Debuggers Aren’t For Debugging
In a counterfactual past, perhaps the term “bug” was never adopted in the 1800s.

And perhaps this pesky bug was never captured and never became famous.

And in this alternate history, perhaps a different name would have been given to the tools we now call “debuggers”. Nearly any other name would have been preferable since de-bugging is something debuggers do not do. They’re fantastically helpful with debugging, but so are many other things. Debuggers mainly do two things: time dilation and state inspection. Basically, slow down and show me the bytes in a form I can understand.
Instead, maybe they would have been named after Alan Turing’s debugger, in which he connected a loudspeaker to an early computer so he could hear the unfolding of the program. I came across this in a Claude Shannon biography. Turing’s name for this was “put a pulse to the hooter”, not exactly a phrase ripe for branding a general tool.
Still, Turing’s loudspeaker was a perfect example of what debuggers really do. They don’t eliminate bugs. They show you what is going on inside the computer.
I’m not here to suggest any better names. “Debugger” is a foundational part of the lexicon. I’m just lamenting the accident of history that may have contributed to the under-use of debuggers we see today.
I’m increasingly seeing talk of AI agents doing debugging for us. AI agents are actually capable of “debugging” in the sense that they can remove bugs (yes, the eager naysayer is correct, they can introduce them too). Even today they are more capable of active debugging than a debugger. But they don’t have great facilities, currently, for time dilation and state inspection of programs. However good they are at finding bugs by looking at code semantically, or syntactically, or running it with print-debugging, they would be better with the ability to step through code, observe branches taken, and inspect values along the way.
My thesis is: both humans and agents should be using debuggers more.
# Why we still need debuggers
In 2026, the balance of effort is shifting quickly away from code production and into code review. Code review was already difficult before AI codegen was possible, and now programmers who have adopted these tools are producing 10x their previous amount of code, or more. And those programmers are likely spending even less time in debuggers than they were before (which was already very little).
Adapting to this new world is a quest. Many are saying “AI do code” and “AI also review code” is the path, and that may be. But if AI does not also perform deep state inspection, avoidable bugs and vulnerabilities will slip through.
Imagine this:
- You prompt a coding agent to implement a feature, with all due necessary guidance and constraints.

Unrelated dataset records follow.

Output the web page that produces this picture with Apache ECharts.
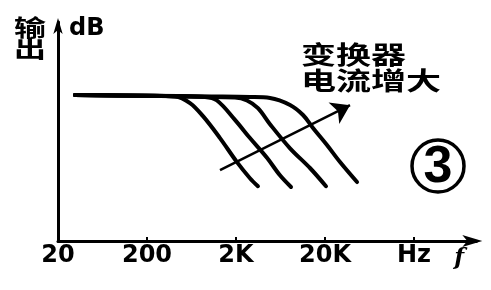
<!DOCTYPE html>
<html><head><meta charset="utf-8">
<script src="https://cdn.jsdelivr.net/npm/echarts@6/dist/echarts.min.js"></script>
<style>html,body{margin:0;padding:0;background:#fff}#c{width:491px;height:290px}</style>
</head><body><div id="c"></div>
<script>
// x tick labels, one per decade starting at 20 Hz
const tickLabels = ['20', '200', '2K', '20K', 'Hz'];
// response curves: [frequency Hz, level dB]
const curve1 = [[31,0],[200,-0.1],[413,-0.2],[608,-1.1],[852,-2.9],[1322,-5.9],[2052,-9.2],[2870,-11.4],[3530,-12.5]];
const curve2 = [[31,0],[200,-0.1],[500,-0.2],[897,-0.27],[1224,-0.75],[1948,-3.4],[2870,-5.9],[4457,-8.6],[6238,-11.0],[8300,-12.6]];
const curve3 = [[31,0],[200,-0.1],[800,-0.25],[1948,-0.34],[2658,-0.75],[3530,-1.8],[4820,-4.0],[8092,-7.3],[13560,-10.0],[20520,-12.5]];
const curve4 = [[31,0],[200,-0.1],[1000,-0.2],[2870,-0.27],[4820,-0.41],[8092,-1.37],[11320,-2.74],[14660,-4.52],[21040,-6.85],[29500,-9.18],[45820,-11.92]];
// arrow showing "converter current increases": [Hz, dB]
const arrowPts = [[1322,-10.3],[38200,-1.4]];

const toDec = f => Math.log10(f / 20);
const conv = arr => arr.map(p => [toDec(p[0]), p[1]]);

const chart = echarts.init(document.getElementById('c'), null, {renderer:'canvas'});
const lineSeries = [curve1, curve2, curve3, curve4].map((c, i) => ({
  type: 'line', name: 'c' + (i+1), data: conv(c), smooth: 0.35,
  showSymbol: false, symbol: 'none', silent: true,
  lineStyle: {color: '#000', width: 4, cap: 'round', join: 'round'}
}));

chart.setOption({
  backgroundColor: '#fff',
  animation: false,
  grid: {left: 58, right: 14.7, top: 22, bottom: 49, containLabel: false},
  xAxis: {
    type: 'value', min: 0, max: 4.7, interval: 1,
    name: 'f', nameLocation: 'end', nameGap: -17,
    nameTextStyle: {color: '#000', fontFamily: 'DejaVu Serif', fontWeight: 'bold', fontStyle: 'italic', fontSize: 23, align: 'center', verticalAlign: 'top', padding: [6,0,0,0]},
    axisLine: {onZero: false, lineStyle: {color: '#000', width: 3}, symbol: ['none','arrow'], symbolSize: [9, 20], symbolOffset: [0, 6]},
    axisTick: {show: true, inside: true, length: 4, lineStyle: {color: '#000', width: 2}},
    axisLabel: {color: '#000', fontFamily: 'DejaVu Sans', fontWeight: 'bold', fontSize: 24, margin: 3, showMaxLabel: false,
      formatter: v => Number.isInteger(Math.round(v*1000)/1000) ? (tickLabels[Math.round(v)] || '') : ''},
    splitLine: {show: false}
  },
  yAxis: {
    type: 'value', min: -20, max: 10,
    name: 'dB', nameLocation: 'end', nameGap: -7,
    nameTextStyle: {color: '#000', fontFamily: 'DejaVu Sans', fontWeight: 'bold', fontSize: 24, align: 'left', verticalAlign: 'middle', padding: [0,0,0,11]},
    axisLine: {show: true, lineStyle: {color: '#000', width: 3}, symbol: ['none','arrow'], symbolSize: [7, 16], symbolOffset: [0, 4]},
    axisTick: {show: false}, axisLabel: {show: false}, splitLine: {show: false}
  },
  graphic: [
    {type: 'text', x: 14, y: 16, scaleY: 0.72, silent: true,
     style: {text: '输\n出', fill: '#000', font: 'bold 32px "Noto Sans CJK SC"', lineHeight: 30, textAlign: 'left', textVerticalAlign: 'top'}},
    {type: 'text', x: 301, y: 41, scaleY: 0.7, silent: true,
     style: {text: '变换器\n电流增大', fill: '#000', font: 'bold 35px "Noto Sans CJK SC"', lineHeight: 38, textAlign: 'left', textVerticalAlign: 'top'}},
    {type: 'circle', shape: {cx: 438, cy: 166, r: 26}, silent: true, style: {fill: 'none', stroke: '#000', lineWidth: 3.5}},
    {type: 'text', x: 438, y: 168, silent: true,
     style: {text: '3', fill: '#000', font: 'bold 52px "Liberation Sans"', textAlign: 'center', textVerticalAlign: 'middle'}}
  ],
  series: lineSeries.concat([{
    type: 'lines', coordinateSystem: 'cartesian2d', silent: true,
    symbol: ['none', 'arrow'], symbolSize: [10, 18],
    lineStyle: {color: '#000', width: 2.5, opacity: 1, curveness: 0},
    data: [{coords: conv(arrowPts)}]
  }])
});
</script></body></html>
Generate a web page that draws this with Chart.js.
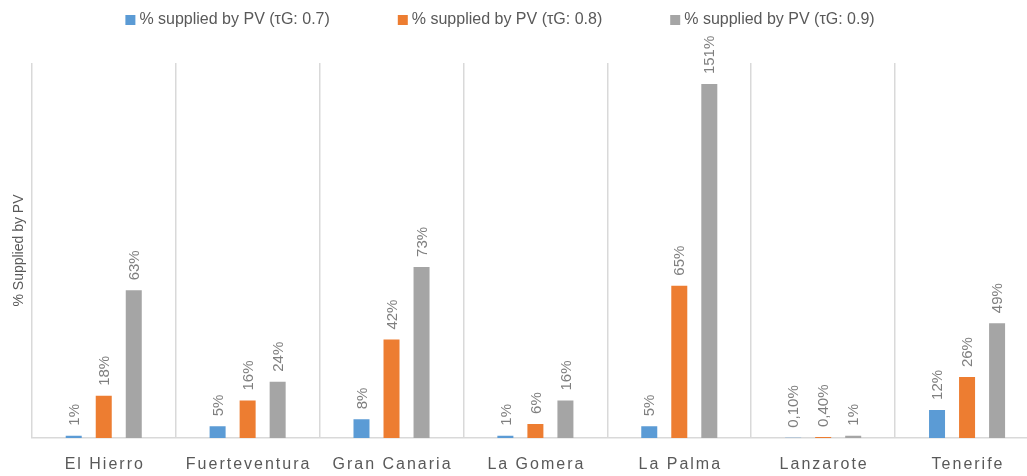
<!DOCTYPE html>
<html>
<head>
<meta charset="utf-8">
<script src="https://cdn.jsdelivr.net/npm/chart.js@4"></script>
<style>
  html, body { margin: 0; padding: 0; background: #fff; overflow: hidden; }
  #wrap { width: 1045px; height: 476px; }
</style>
</head>
<body>
<div id="wrap"><canvas id="myChart" width="1045" height="476"></canvas></div>
<script>
const islands = ["El Hierro", "Fuerteventura", "Gran Canaria", "La Gomera", "La Palma", "Lanzarote", "Tenerife"];
const pv07 = [1, 5, 8, 1, 5, 0.1, 12];
const pv08 = [18, 16, 42, 6, 65, 0.4, 26];
const pv09 = [63, 24, 73, 16, 151, 1, 49];
const seriesNames = [
  "% supplied by PV (\u03c4G: 0.7)",
  "% supplied by PV (\u03c4G: 0.8)",
  "% supplied by PV (\u03c4G: 0.9)",
];

const textGrey = "#595959";

function fmt(v) {
  if (v < 1) return v.toFixed(2).replace(".", ",") + "%";
  return v + "%";
}

// rotated value labels above each bar
const barLabels = {
  id: "barLabels",
  afterDatasetsDraw(chart) {
    const c = chart.ctx;
    c.save();
    c.font = "15px 'Liberation Sans', Arial, sans-serif";
    c.fillStyle = "#7f7f7f";
    c.textAlign = "left";
    c.textBaseline = "middle";
    chart.data.datasets.forEach((ds, di) => {
      chart.getDatasetMeta(di).data.forEach((bar, i) => {
        c.save();
        c.translate(bar.x + 1, bar.y - 10);
        c.rotate(-Math.PI / 2);
        c.fillText(fmt(ds.data[i]), 0, 0);
        c.restore();
      });
    });
    c.restore();
  },
};

// spaced category names under the axis
const xNames = {
  id: "xNames",
  afterDraw(chart) {
    const c = chart.ctx;
    const x = chart.scales.x;
    c.save();
    c.font = "16px 'Liberation Sans', Arial, sans-serif";
    c.letterSpacing = "2px";
    c.fillStyle = textGrey;
    c.textAlign = "center";
    c.textBaseline = "middle";
    islands.forEach((name, i) => {
      c.fillText(name, x.getPixelForValue(i) + 1, 465);
    });
    c.restore();
  },
};

// legend row on top
const topLegend = {
  id: "topLegend",
  afterDraw(chart) {
    const c = chart.ctx;
    c.save();
    c.font = "16px 'Liberation Sans', Arial, sans-serif";
    c.textBaseline = "middle";
    c.textAlign = "left";
    const gap = 68;
    const widths = chart.data.datasets.map(ds => 14 + c.measureText(ds.label).width);
    const total = widths.reduce((a, b) => a + b, 0) + gap * (widths.length - 1);
    let x = 500 - total / 2;
    chart.data.datasets.forEach((ds, i) => {
      c.fillStyle = ds.backgroundColor;
      c.fillRect(x, 15, 10, 10);
      c.fillStyle = textGrey;
      c.fillText(ds.label, x + 14, 20);
      x += widths[i] + gap;
    });
    c.restore();
  },
};

new Chart(document.getElementById("myChart"), {
  type: "bar",
  data: {
    labels: islands,
    datasets: [
      { label: seriesNames[0], data: pv07, backgroundColor: "#5B9BD5" },
      { label: seriesNames[1], data: pv08, backgroundColor: "#ED7D31" },
      { label: seriesNames[2], data: pv09, backgroundColor: "#A5A5A5" },
    ],
  },
  options: {
    responsive: false,
    animation: false,
    datasets: {
      bar: { categoryPercentage: 0.626, barPercentage: 0.533 },
    },
    layout: { padding: { top: 63, left: 7, right: 6, bottom: 38 } },
    plugins: {
      legend: { display: false },
      tooltip: { enabled: false },
    },
    scales: {
      x: {
        ticks: { display: false },
        grid: { color: "#d9d9d9", lineWidth: 1.5, drawTicks: false, offset: true },
        border: { color: "#d9d9d9", width: 1.5 },
      },
      y: {
        min: 0,
        max: 160,
        ticks: { display: false },
        grid: { display: false, drawTicks: false },
        border: { display: false },
        title: {
          display: true,
          text: "% Supplied by PV",
          color: textGrey,
          font: { size: 14, family: "'Liberation Sans', Arial, sans-serif" },
          padding: { top: 4, bottom: 4 },
        },
      },
    },
  },
  plugins: [barLabels, xNames, topLegend],
});
</script>
</body>
</html>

- The coding agent generates code for the feature.
- The coding agent generates tests for the feature and ensures they pass. (Swap #2 and #3 if you like TDD)
- The coding agent runs each test in a debugger, stepping line by line through relevant code, and inspects intermediate untested state.
Steps 1-3 are all possible today, but Step 4 isn’t hooked up yet in any tools I’m aware of. I think it would be a fantastic experiment. My experience with Opus 4.5 and 4.6 suggests it would be quite good at this even without further training. LLM context windows pose another big challenge for this idea. Debuggers can generate a lot of text (ever run i fu in gdb?). To be effective, we’d need to make an agent clever about token filtering in gdb/lldb/DAP/etc, the same way Claude Code uses head and tail to prevent token bloat.
Taking this even further, the agonizing task of reviewing AI-generated code could be more interactive too. The debugging runs from step 4 above could save a recording, like time traveling debuggers do. Reviewing the code can be less about understanding an alphabetically-sorted list of file differences, and more of an interactive walk through the code as it actually ran. It would be possible to scrub back and forth through the code and observe values computed and branches taken. Perhaps there’s even a creative way to diff debugger recordings, in addition to the code. Alongside a code diff like this:
- let x = y * 2;
+ let x = y * 4;
Imagine seeing a visualized execution diff of the before & after debugger recordings, showing how the value differs during program execution on the two branches.
(gdb) y = 100;
- (gdb) x = 200;
+ (gdb) x = 400;
The two forms of diff visualization, side by side, would offer a great way to understand incoming code changes.
This example is oversimplified to get the point across. It’s easy to imagine many patches resulting in oversized, indigestible execution diffs. Or noisy execution diffs due to nondeterminism. There are lot of reasons this would be hard to do well, but if you can imagine how nice it would be if done well, it may just be worth doing (well).
These are my thoughts about how debugger avoidance is a missed opportunity for deeper understanding, even in the absence of bugs, how debuggers can help improve coding agents, and how debuggers could play a role in coping with the review burden caused by coding agents.
Thank you for coming to my onomastic cascade of perhapses. Perhaps you stayed till the end, in which case I thank you.